I'm with hopfan. Don't sweat it. Just keep stirring, the heat will eventually dissolve it all unless you have a super saturated boil going. I'm talking something in the neighborhood of 20 plus pounds of DME in 3 gallons of water...in that case, you'd have syrup.
 
gavinski said:
Having only ever brewed with extracts and used brewing sugar, started using malt lately with good results, accept the stuff keeps clumping up when added to wort! I have to get out a kitchen whizz and whip it up! Froths up all over the place which I have heard is good for oxygen.

I get the impression that you're trying to dissolve dried malt extract into cold water and not boiling. By the way, extracts are malt whether it's liquid syrup or dried powder. Sometimes the liquid version comes with instructions that don't require boiling but I've never heard of the dried equivelent suggesting the same. Boil water, remove heat, stir in DME until dissolved, return to boil.
 
I have to get out a kitchen whizz and whip it up! Froths up all over the place which I have heard is good for oxygen.
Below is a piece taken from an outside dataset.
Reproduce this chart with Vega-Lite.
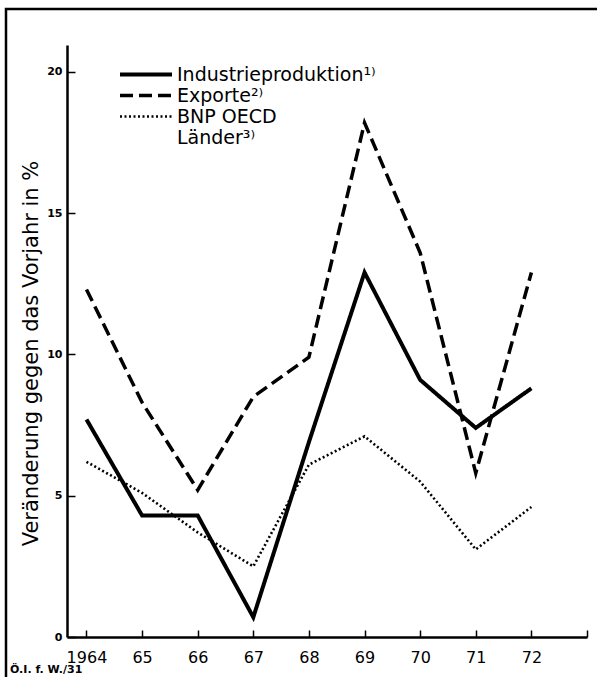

A really, really bad idea for HOT wort. The only time you add oxygen to the wort is when it is cooled.
 
My first batch (the second is in the fermenter) came with 6 lbs of DME. It was a partial mash recipe where I simmered a bag of grains for 25 min. After the 25 min. I turned off the heat, removed the grain bag and added the DME, and turned the heat back on. The malt clumped like crazy, but I kept stirring with a spoon and by the time the wort came to a boil, the clumps had all dissolved.
 
Today I had something pretty interesting happen. I just gently dumped the DME into the warm water (around 150 degrees F) and watched it. The DME just absorbed into the water over the course of about 10 seconds. No stirring. No clumping. No fuss. It was amazing! I've been a diligent stirrer but this turned out to be just about as easy as it gets.

I scraped at the bottom of my kettle too, just to be sure, and there was little if any undissolved DME down there.